Repair a broken Safari RSS Database3 file

Dec 18, '08 07:30:00AM

Contributed by: Anonymous

Today, I had a process running amok and filling up my boot volume. This was bad, as Safari seems to have tried to update my RSS feeds and failed in the process, leaving a Database3_BROKEN file in my user's Library/Syndication folder. This was especially annoying as I have a backlog of hundreds of unread articles. On several sites, this amounts to more articles having been accumulated than entries in their respective RSS feeds. It would have required a lot of work to check all the sites I have subscribed to manually. So I set out to find a solution that did not involve trashing my old Syndication database.

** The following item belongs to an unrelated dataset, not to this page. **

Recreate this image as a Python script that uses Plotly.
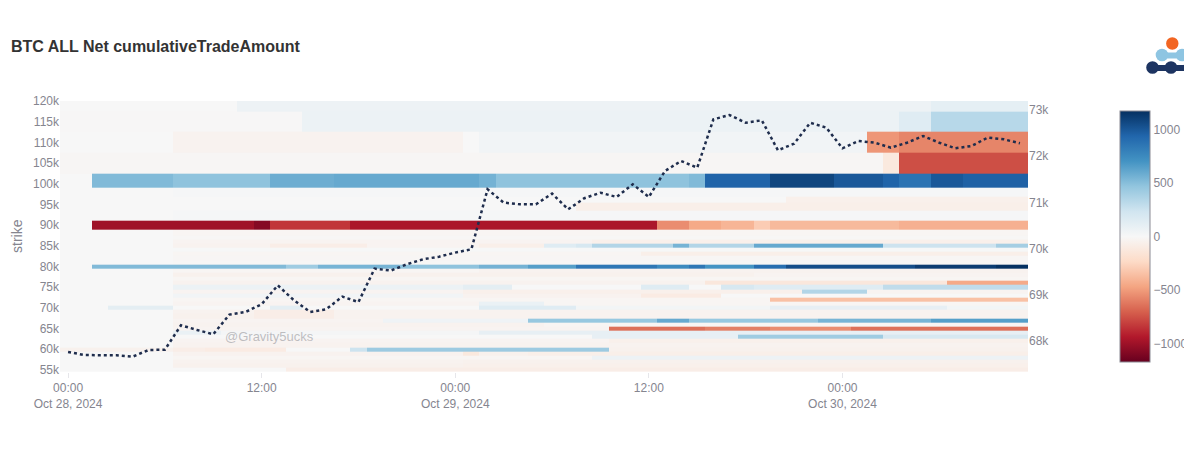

This command worked for me on 10.4 (in Terminal):

sqlite3 ~/Library/Syndication/Database3_BROKEN .dump | sqlite3 ~/Library/Syndication/Database3-repaired
On 10.5, something like this should work:
sqlite3 ~/Library/Syndication/Damaged\ Database .dump | sqlite3 ~/Library/Syndication/Database3-repaired
If the command above works without errors, the Database3-repaired file is probably OK and you can rename it to Database3. The best thing about this is that it may serve you in many other similar cases on Mac OS X, as SQLite is very widely used. Thus a more general version of the command:
sqlite3 broken.db .dump | sqlite3 repaired.db
A word of caution though: check the repaired database carefully before relying on it. According to the somewhat unrelated discussion that led to this solution, this may not work for a database if the application using it died in the middle of a commit. This can result in both records and index being broken. In any case, this should be worth a try.